»»
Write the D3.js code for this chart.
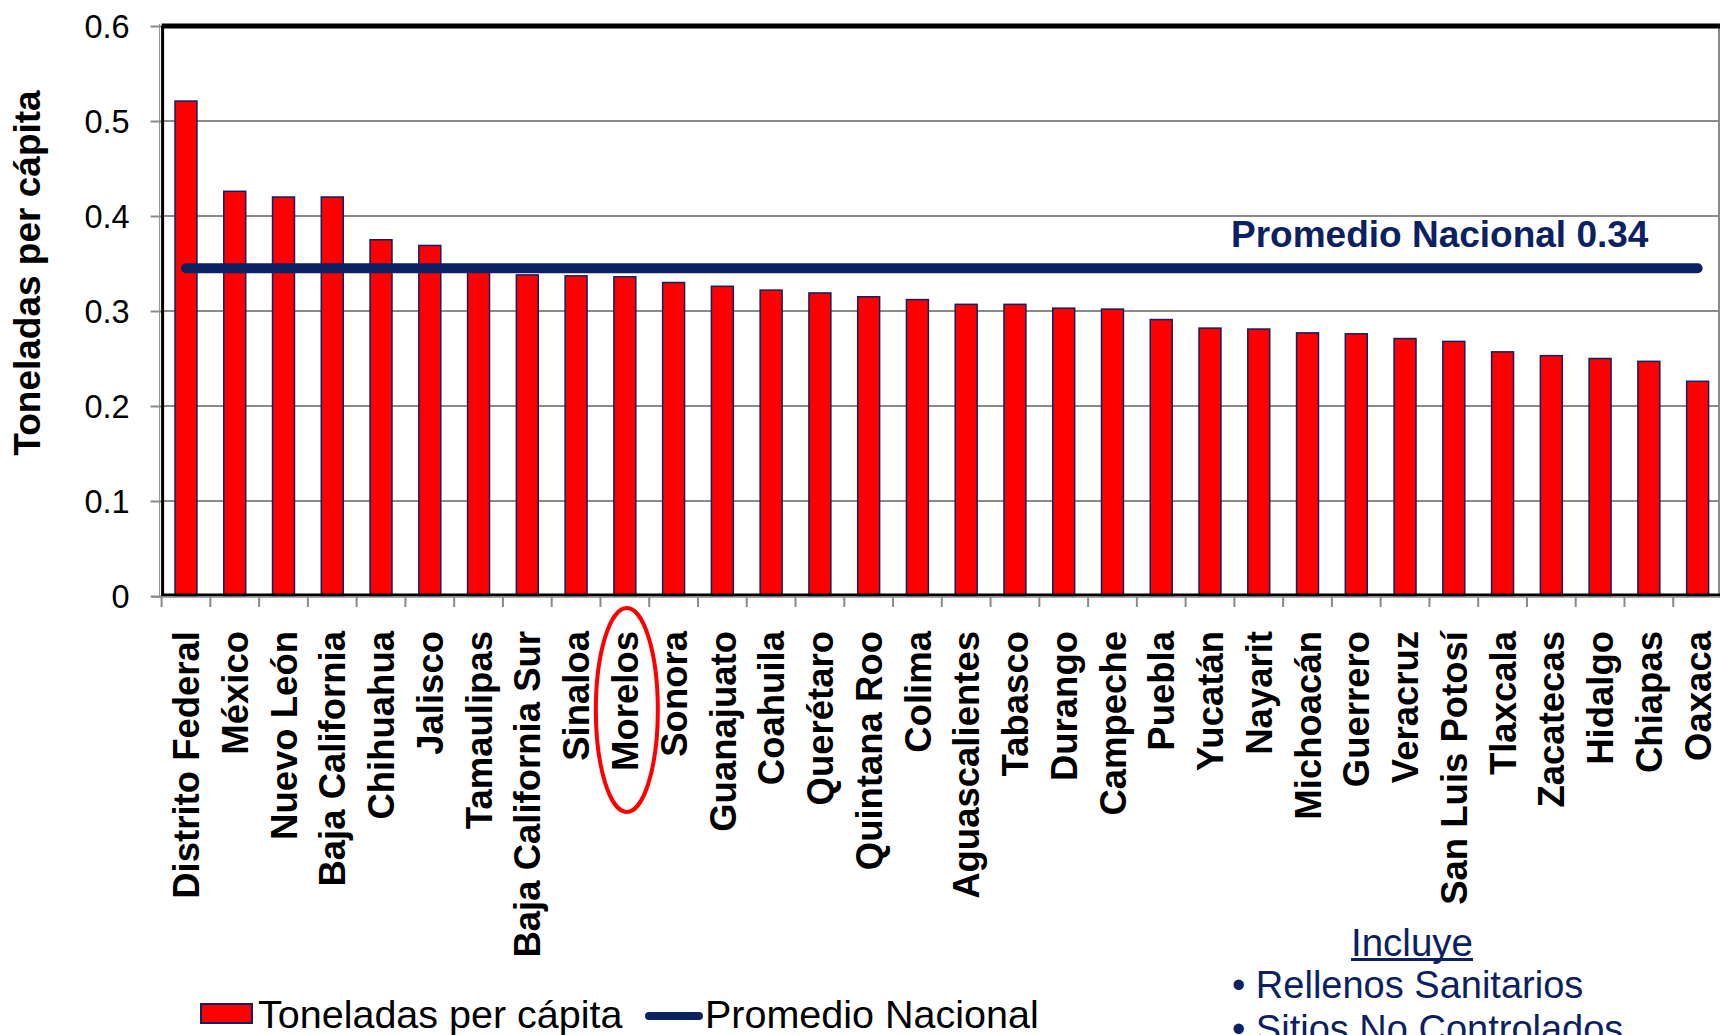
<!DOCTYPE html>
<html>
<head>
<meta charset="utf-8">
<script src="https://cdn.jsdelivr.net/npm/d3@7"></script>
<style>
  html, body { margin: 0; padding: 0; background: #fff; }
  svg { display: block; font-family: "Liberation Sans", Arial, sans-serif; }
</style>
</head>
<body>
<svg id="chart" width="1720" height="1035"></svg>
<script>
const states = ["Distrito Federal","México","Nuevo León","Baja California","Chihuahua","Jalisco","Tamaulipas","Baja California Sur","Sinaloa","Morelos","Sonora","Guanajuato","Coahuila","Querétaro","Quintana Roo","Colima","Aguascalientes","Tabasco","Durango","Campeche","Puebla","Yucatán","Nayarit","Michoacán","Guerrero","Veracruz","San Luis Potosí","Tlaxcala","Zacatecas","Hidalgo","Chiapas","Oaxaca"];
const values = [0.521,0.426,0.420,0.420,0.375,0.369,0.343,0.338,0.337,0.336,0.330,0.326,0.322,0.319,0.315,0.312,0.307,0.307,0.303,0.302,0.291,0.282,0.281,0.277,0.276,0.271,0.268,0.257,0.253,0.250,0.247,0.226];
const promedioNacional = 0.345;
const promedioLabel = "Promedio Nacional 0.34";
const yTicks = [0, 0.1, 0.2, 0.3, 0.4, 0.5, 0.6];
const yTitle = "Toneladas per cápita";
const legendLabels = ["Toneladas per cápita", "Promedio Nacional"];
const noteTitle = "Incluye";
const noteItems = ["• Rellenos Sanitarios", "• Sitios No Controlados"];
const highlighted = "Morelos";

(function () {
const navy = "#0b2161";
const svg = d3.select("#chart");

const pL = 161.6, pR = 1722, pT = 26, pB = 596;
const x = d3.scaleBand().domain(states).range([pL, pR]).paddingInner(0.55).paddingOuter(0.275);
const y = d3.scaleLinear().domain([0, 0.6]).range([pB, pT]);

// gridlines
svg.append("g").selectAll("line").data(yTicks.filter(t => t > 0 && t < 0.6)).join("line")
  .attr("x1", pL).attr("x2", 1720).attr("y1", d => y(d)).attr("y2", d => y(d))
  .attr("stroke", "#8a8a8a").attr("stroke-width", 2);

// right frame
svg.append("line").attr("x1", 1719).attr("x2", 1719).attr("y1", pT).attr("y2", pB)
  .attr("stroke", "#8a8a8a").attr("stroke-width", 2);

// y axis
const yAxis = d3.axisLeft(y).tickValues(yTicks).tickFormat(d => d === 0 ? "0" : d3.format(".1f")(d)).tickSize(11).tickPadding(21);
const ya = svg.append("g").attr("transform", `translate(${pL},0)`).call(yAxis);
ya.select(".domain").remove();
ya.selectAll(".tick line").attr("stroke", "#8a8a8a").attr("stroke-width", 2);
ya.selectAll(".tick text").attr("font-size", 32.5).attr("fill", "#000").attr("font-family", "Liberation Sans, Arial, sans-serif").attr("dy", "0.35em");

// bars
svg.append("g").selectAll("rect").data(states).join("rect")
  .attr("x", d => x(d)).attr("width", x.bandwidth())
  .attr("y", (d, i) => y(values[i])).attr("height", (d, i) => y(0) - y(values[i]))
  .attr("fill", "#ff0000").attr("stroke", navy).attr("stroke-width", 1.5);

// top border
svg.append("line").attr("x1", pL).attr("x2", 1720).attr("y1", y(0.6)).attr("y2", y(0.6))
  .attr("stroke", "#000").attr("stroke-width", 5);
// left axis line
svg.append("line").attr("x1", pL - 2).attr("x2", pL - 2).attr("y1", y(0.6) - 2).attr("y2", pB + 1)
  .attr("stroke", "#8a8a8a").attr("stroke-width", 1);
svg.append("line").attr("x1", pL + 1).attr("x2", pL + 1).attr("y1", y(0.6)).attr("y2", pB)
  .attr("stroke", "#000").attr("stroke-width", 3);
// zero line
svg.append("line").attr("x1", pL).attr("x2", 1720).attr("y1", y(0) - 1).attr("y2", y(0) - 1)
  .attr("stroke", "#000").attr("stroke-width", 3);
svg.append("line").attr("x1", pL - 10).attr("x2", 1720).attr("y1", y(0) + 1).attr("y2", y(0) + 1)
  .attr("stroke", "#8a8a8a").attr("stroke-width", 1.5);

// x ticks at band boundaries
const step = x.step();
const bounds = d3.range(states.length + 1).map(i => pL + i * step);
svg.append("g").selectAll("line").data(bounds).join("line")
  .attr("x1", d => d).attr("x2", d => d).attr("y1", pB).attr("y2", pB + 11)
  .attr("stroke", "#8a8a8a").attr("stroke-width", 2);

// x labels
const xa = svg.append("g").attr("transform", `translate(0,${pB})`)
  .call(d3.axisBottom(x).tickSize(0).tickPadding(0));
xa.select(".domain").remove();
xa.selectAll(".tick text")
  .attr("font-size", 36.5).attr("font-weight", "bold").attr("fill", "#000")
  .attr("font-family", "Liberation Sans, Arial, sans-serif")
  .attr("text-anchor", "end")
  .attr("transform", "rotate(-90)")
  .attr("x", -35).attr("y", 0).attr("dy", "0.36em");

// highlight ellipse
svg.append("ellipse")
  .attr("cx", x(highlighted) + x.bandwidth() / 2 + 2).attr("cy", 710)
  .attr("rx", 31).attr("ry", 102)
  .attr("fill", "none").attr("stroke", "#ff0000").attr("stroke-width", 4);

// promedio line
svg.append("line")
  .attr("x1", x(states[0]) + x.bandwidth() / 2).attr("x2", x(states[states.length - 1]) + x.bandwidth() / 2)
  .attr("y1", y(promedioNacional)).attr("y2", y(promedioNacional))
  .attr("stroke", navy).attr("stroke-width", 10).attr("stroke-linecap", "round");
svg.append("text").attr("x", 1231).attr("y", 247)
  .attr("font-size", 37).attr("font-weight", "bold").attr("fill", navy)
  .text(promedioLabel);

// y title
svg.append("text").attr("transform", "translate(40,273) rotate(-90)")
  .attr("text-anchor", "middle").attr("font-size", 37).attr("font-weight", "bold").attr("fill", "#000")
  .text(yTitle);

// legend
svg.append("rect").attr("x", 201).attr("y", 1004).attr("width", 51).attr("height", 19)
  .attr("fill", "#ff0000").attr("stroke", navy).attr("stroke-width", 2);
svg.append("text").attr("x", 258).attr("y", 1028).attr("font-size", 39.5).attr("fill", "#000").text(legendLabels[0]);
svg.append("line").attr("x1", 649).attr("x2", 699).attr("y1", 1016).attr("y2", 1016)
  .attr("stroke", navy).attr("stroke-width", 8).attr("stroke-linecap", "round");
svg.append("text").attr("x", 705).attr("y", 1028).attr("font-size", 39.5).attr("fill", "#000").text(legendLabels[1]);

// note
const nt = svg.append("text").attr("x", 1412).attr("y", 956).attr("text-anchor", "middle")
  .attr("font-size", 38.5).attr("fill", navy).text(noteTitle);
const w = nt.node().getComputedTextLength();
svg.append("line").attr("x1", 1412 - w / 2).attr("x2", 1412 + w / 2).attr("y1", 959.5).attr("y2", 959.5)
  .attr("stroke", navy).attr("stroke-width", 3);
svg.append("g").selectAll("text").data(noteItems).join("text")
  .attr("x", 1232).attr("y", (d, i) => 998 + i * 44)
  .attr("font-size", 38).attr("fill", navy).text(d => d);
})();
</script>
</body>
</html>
««
§ Task directions: Look through the material above and pick out each line holding the word "chart".

§ Completed task:
Write the D3.js code for this chart.
<svg id="chart" width="1720" height="1035"></svg>
const svg = d3.select("#chart");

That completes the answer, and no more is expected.